### Recorded information

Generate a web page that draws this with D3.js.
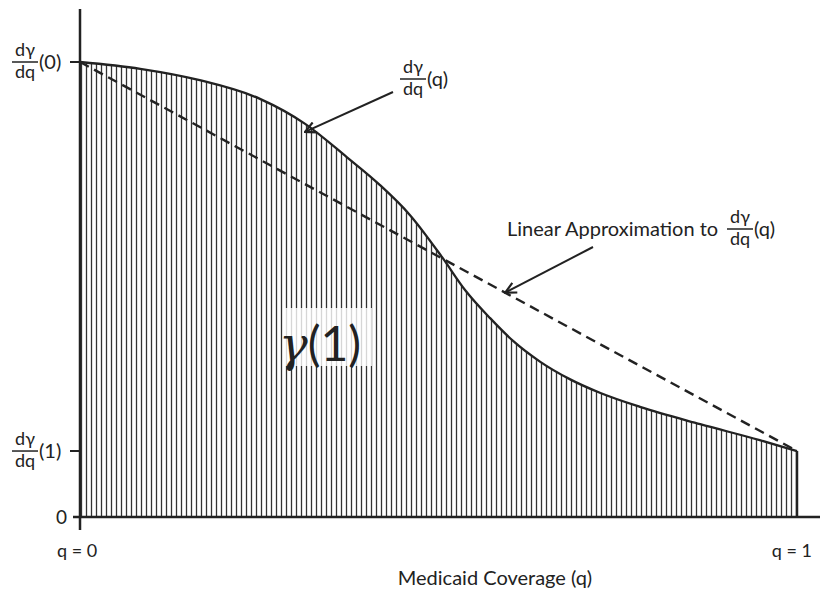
<!DOCTYPE html>
<html>
<head>
<meta charset="utf-8">
<script src="https://cdn.jsdelivr.net/npm/d3@7"></script>
<style>
    body { margin: 0; background: #fff; }
    svg { display: block; font-family: Lato, "Open Sans", sans-serif; }
</style>
</head>
<body>
<div id="chart"></div>
<script>
// ============================================
// Marginal effect curve dγ/dq(q) and its linear approximation
// ============================================

// coverage share q and the marginal value dγ/dq
const qValues = [0, 0.084, 0.167, 0.251, 0.314, 0.372, 0.418, 0.460, 0.505, 0.537, 0.572, 0.604, 0.642, 0.683, 0.725, 0.781, 0.865, 0.948, 1];
const marginalValues = [1.0, 0.985, 0.960, 0.919, 0.864, 0.791, 0.730, 0.664, 0.571, 0.499, 0.437, 0.387, 0.341, 0.303, 0.273, 0.242, 0.204, 0.169, 0.145];

const xTickLabels = ['q = 0', 'q = 1'];
const yTickArgs = ['(0)', '(1)'];
const xAxisTitle = 'Medicaid Coverage (q)';
const approxLabel = 'Linear Approximation to';

const width = 820;
const height = 592;

const data = qValues.map((q, i) => ({ q, v: marginalValues[i] }));
const first = data[0];
const last = data[data.length - 1];

const x = d3.scaleLinear().domain([0, 1]).range([80, 797]);
const y = d3.scaleLinear().domain([0, 1]).range([517, 62]);

const svg = d3.select('#chart')
    .append('svg')
    .attr('width', width)
    .attr('height', height);

// Hatch pattern
const defs = svg.append('defs');
const hatch = defs.append('pattern')
    .attr('id', 'hatch')
    .attr('patternUnits', 'userSpaceOnUse')
    .attr('x', x(0))
    .attr('width', 5)
    .attr('height', 10);
hatch.append('rect').attr('width', 5).attr('height', 10).attr('fill', '#fff');
hatch.append('line')
    .attr('x1', 1.5).attr('x2', 1.5)
    .attr('y1', 0).attr('y2', 10)
    .attr('stroke', '#333')
    .attr('stroke-width', 1.3);

defs.append('marker')
    .attr('id', 'arrow')
    .attr('viewBox', '0 0 12 12')
    .attr('refX', 11)
    .attr('refY', 6)
    .attr('markerWidth', 13)
    .attr('markerHeight', 13)
    .attr('markerUnits', 'userSpaceOnUse')
    .attr('orient', 'auto')
    .append('path')
    .attr('d', 'M1,1 L11,6 L1,11')
    .attr('fill', 'none')
    .attr('stroke', '#222')
    .attr('stroke-width', 2);

const curve = d3.curveMonotoneX;

// Area under curve
svg.append('path')
    .datum(data)
    .attr('d', d3.area().x(d => x(d.q)).y0(y(0)).y1(d => y(d.v)).curve(curve))
    .attr('fill', 'url(#hatch)');

// Right edge of area
svg.append('line')
    .attr('x1', x(last.q)).attr('x2', x(last.q))
    .attr('y1', y(last.v)).attr('y2', y(0))
    .attr('stroke', '#222')
    .attr('stroke-width', 2.5);

// Linear approximation
svg.append('line')
    .attr('x1', x(first.q)).attr('y1', y(first.v))
    .attr('x2', x(last.q)).attr('y2', y(last.v))
    .attr('stroke', '#222')
    .attr('stroke-width', 2.4)
    .attr('stroke-dasharray', '10,6');

// Curve
svg.append('path')
    .datum(data)
    .attr('d', d3.line().x(d => x(d.q)).y(d => y(d.v)).curve(curve))
    .attr('fill', 'none')
    .attr('stroke', '#222')
    .attr('stroke-width', 2.3);

// Axes
svg.append('line')
    .attr('x1', x(0)).attr('x2', x(0))
    .attr('y1', 9).attr('y2', 530)
    .attr('stroke', '#222').attr('stroke-width', 2.5);
svg.append('line')
    .attr('x1', 73).attr('x2', width)
    .attr('y1', y(0)).attr('y2', y(0))
    .attr('stroke', '#222').attr('stroke-width', 2.5);

[first.v, last.v].forEach(v => {
    svg.append('line')
        .attr('x1', 70).attr('x2', x(0))
        .attr('y1', y(v)).attr('y2', y(v))
        .attr('stroke', '#222').attr('stroke-width', 2);
});

svg.append('text')
    .attr('x', 67).attr('y', y(0) + 7)
    .attr('text-anchor', 'end')
    .style('font-size', '19px')
    .style('fill', '#222')
    .text('0');

// fraction label dγ/dq(arg)
function fracLabel(left, barY, arg, size) {
    const g = svg.append('g').style('fill', '#222');
    g.append('text')
        .attr('x', left + 13).attr('y', barY - 6)
        .attr('text-anchor', 'middle')
        .style('font-size', (size - 2) + 'px')
        .text('dγ');
    g.append('line')
        .attr('x1', left).attr('x2', left + 26)
        .attr('y1', barY).attr('y2', barY)
        .attr('stroke', '#222').attr('stroke-width', 1.5);
    g.append('text')
        .attr('x', left + 13).attr('y', barY + 16)
        .attr('text-anchor', 'middle')
        .style('font-size', (size - 2) + 'px')
        .text('dq');
    g.append('text')
        .attr('x', left + 27).attr('y', barY + 7)
        .style('font-size', size + 'px')
        .text(arg);
}

fracLabel(12, y(first.v), yTickArgs[0], 20);
fracLabel(12, y(last.v), yTickArgs[1], 20);

// x tick labels
svg.append('text')
    .attr('x', 57).attr('y', 557)
    .style('font-size', '18px').style('fill', '#222')
    .text(xTickLabels[0]);
svg.append('text')
    .attr('x', 812).attr('y', 557)
    .attr('text-anchor', 'end')
    .style('font-size', '18px').style('fill', '#222')
    .text(xTickLabels[1]);

svg.append('text')
    .attr('x', 495).attr('y', 585)
    .attr('text-anchor', 'middle')
    .style('font-size', '20px').style('fill', '#222')
    .text(xAxisTitle);

// Curve annotation
fracLabel(400, 79, '(q)', 20);
svg.append('line')
    .attr('x1', 393).attr('y1', 92)
    .attr('x2', 305).attr('y2', y(0.864) + 8)
    .attr('stroke', '#222').attr('stroke-width', 2)
    .attr('marker-end', 'url(#arrow)');

// Linear approximation annotation
svg.append('text')
    .attr('x', 507).attr('y', 236)
    .style('font-size', '20px').style('fill', '#222')
    .text(approxLabel);
fracLabel(727, 229, '(q)', 20);

const tApprox = 0.593;
svg.append('line')
    .attr('x1', 593).attr('y1', 247)
    .attr('x2', x(tApprox)).attr('y2', y(first.v + (last.v - first.v) * tApprox))
    .attr('stroke', '#222').attr('stroke-width', 2)
    .attr('marker-end', 'url(#arrow)');

// Area label γ(1)
svg.append('rect')
    .attr('x', 283).attr('y', 308)
    .attr('width', 89).attr('height', 58)
    .attr('fill', '#fff')
    .attr('opacity', 0.8);
const areaText = svg.append('text')
    .attr('x', 279).attr('y', 361)
    .style('font-size', '48px')
    .style('fill', '#222');
areaText.append('tspan')
    .style('font-family', '"DejaVu Serif", serif')
    .style('font-style', 'italic')
    .text('γ');
areaText.append('tspan')
    .text('(1)');
</script>
</body>
</html>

### Goal
Please write out all the data again word for word, but not the pictures.

### Response for this exercise
Generate a web page that draws this with D3.js.
<!DOCTYPE html>
<html>
<head>
<meta charset="utf-8">
<script src="https://cdn.jsdelivr.net/npm/d3@7"></script>
<style>
    body { margin: 0; background: #fff; }
    svg { display: block; font-family: Lato, "Open Sans", sans-serif; }
</style>
</head>
<body>
<div id="chart"></div>
<script>
// ============================================
// Marginal effect curve dγ/dq(q) and its linear approximation
// ============================================

// coverage share q and the marginal value dγ/dq
const qValues = [0, 0.084, 0.167, 0.251, 0.314, 0.372, 0.418, 0.460, 0.505, 0.537, 0.572, 0.604, 0.642, 0.683, 0.725, 0.781, 0.865, 0.948, 1];
const marginalValues = [1.0, 0.985, 0.960, 0.919, 0.864, 0.791, 0.730, 0.664, 0.571, 0.499, 0.437, 0.387, 0.341, 0.303, 0.273, 0.242, 0.204, 0.169, 0.145];

const xTickLabels = ['q = 0', 'q = 1'];
const yTickArgs = ['(0)', '(1)'];
const xAxisTitle = 'Medicaid Coverage (q)';
const approxLabel = 'Linear Approximation to';

const width = 820;
const height = 592;

const data = qValues.map((q, i) => ({ q, v: marginalValues[i] }));
const first = data[0];
const last = data[data.length - 1];

const x = d3.scaleLinear().domain([0, 1]).range([80, 797]);
const y = d3.scaleLinear().domain([0, 1]).range([517, 62]);

const svg = d3.select('#chart')
    .append('svg')
    .attr('width', width)
    .attr('height', height);

// Hatch pattern
const defs = svg.append('defs');
const hatch = defs.append('pattern')
    .attr('id', 'hatch')
    .attr('patternUnits', 'userSpaceOnUse')
    .attr('x', x(0))
    .attr('width', 5)
    .attr('height', 10);
hatch.append('rect').attr('width', 5).attr('height', 10).attr('fill', '#fff');
hatch.append('line')
    .attr('x1', 1.5).attr('x2', 1.5)
    .attr('y1', 0).attr('y2', 10)
    .attr('stroke', '#333')
    .attr('stroke-width', 1.3);

defs.append('marker')
    .attr('id', 'arrow')
    .attr('viewBox', '0 0 12 12')
    .attr('refX', 11)
    .attr('refY', 6)
    .attr('markerWidth', 13)
    .attr('markerHeight', 13)
    .attr('markerUnits', 'userSpaceOnUse')
    .attr('orient', 'auto')
    .append('path')
    .attr('d', 'M1,1 L11,6 L1,11')
    .attr('fill', 'none')
    .attr('stroke', '#222')
    .attr('stroke-width', 2);

const curve = d3.curveMonotoneX;

// Area under curve
svg.append('path')
    .datum(data)
    .attr('d', d3.area().x(d => x(d.q)).y0(y(0)).y1(d => y(d.v)).curve(curve))
    .attr('fill', 'url(#hatch)');

// Right edge of area
svg.append('line')
    .attr('x1', x(last.q)).attr('x2', x(last.q))
    .attr('y1', y(last.v)).attr('y2', y(0))
    .attr('stroke', '#222')
    .attr('stroke-width', 2.5);

// Linear approximation
svg.append('line')
    .attr('x1', x(first.q)).attr('y1', y(first.v))
    .attr('x2', x(last.q)).attr('y2', y(last.v))
    .attr('stroke', '#222')
    .attr('stroke-width', 2.4)
    .attr('stroke-dasharray', '10,6');

// Curve
svg.append('path')
    .datum(data)
    .attr('d', d3.line().x(d => x(d.q)).y(d => y(d.v)).curve(curve))
    .attr('fill', 'none')
    .attr('stroke', '#222')
    .attr('stroke-width', 2.3);

// Axes
svg.append('line')
    .attr('x1', x(0)).attr('x2', x(0))
    .attr('y1', 9).attr('y2', 530)
    .attr('stroke', '#222').attr('stroke-width', 2.5);
svg.append('line')
    .attr('x1', 73).attr('x2', width)
    .attr('y1', y(0)).attr('y2', y(0))
    .attr('stroke', '#222').attr('stroke-width', 2.5);

[first.v, last.v].forEach(v => {
    svg.append('line')
        .attr('x1', 70).attr('x2', x(0))
        .attr('y1', y(v)).attr('y2', y(v))
        .attr('stroke', '#222').attr('stroke-width', 2);
});

svg.append('text')
    .attr('x', 67).attr('y', y(0) + 7)
    .attr('text-anchor', 'end')
    .style('font-size', '19px')
    .style('fill', '#222')
    .text('0');

// fraction label dγ/dq(arg)
function fracLabel(left, barY, arg, size) {
    const g = svg.append('g').style('fill', '#222');
    g.append('text')
        .attr('x', left + 13).attr('y', barY - 6)
        .attr('text-anchor', 'middle')
        .style('font-size', (size - 2) + 'px')
        .text('dγ');
    g.append('line')
        .attr('x1', left).attr('x2', left + 26)
        .attr('y1', barY).attr('y2', barY)
        .attr('stroke', '#222').attr('stroke-width', 1.5);
    g.append('text')
        .attr('x', left + 13).attr('y', barY + 16)
        .attr('text-anchor', 'middle')
        .style('font-size', (size - 2) + 'px')
        .text('dq');
    g.append('text')
        .attr('x', left + 27).attr('y', barY + 7)
        .style('font-size', size + 'px')
        .text(arg);
}

fracLabel(12, y(first.v), yTickArgs[0], 20);
fracLabel(12, y(last.v), yTickArgs[1], 20);

// x tick labels
svg.append('text')
    .attr('x', 57).attr('y', 557)
    .style('font-size', '18px').style('fill', '#222')
    .text(xTickLabels[0]);
svg.append('text')
    .attr('x', 812).attr('y', 557)
    .attr('text-anchor', 'end')
    .style('font-size', '18px').style('fill', '#222')
    .text(xTickLabels[1]);

svg.append('text')
    .attr('x', 495).attr('y', 585)
    .attr('text-anchor', 'middle')
    .style('font-size', '20px').style('fill', '#222')
    .text(xAxisTitle);

// Curve annotation
fracLabel(400, 79, '(q)', 20);
svg.append('line')
    .attr('x1', 393).attr('y1', 92)
    .attr('x2', 305).attr('y2', y(0.864) + 8)
    .attr('stroke', '#222').attr('stroke-width', 2)
    .attr('marker-end', 'url(#arrow)');

// Linear approximation annotation
svg.append('text')
    .attr('x', 507).attr('y', 236)
    .style('font-size', '20px').style('fill', '#222')
    .text(approxLabel);
fracLabel(727, 229, '(q)', 20);

const tApprox = 0.593;
svg.append('line')
    .attr('x1', 593).attr('y1', 247)
    .attr('x2', x(tApprox)).attr('y2', y(first.v + (last.v - first.v) * tApprox))
    .attr('stroke', '#222').attr('stroke-width', 2)
    .attr('marker-end', 'url(#arrow)');

// Area label γ(1)
svg.append('rect')
    .attr('x', 283).attr('y', 308)
    .attr('width', 89).attr('height', 58)
    .attr('fill', '#fff')
    .attr('opacity', 0.8);
const areaText = svg.append('text')
    .attr('x', 279).attr('y', 361)
    .style('font-size', '48px')
    .style('fill', '#222');
areaText.append('tspan')
    .style('font-family', '"DejaVu Serif", serif')
    .style('font-style', 'italic')
    .text('γ');
areaText.append('tspan')
    .text('(1)');
</script>
</body>
</html>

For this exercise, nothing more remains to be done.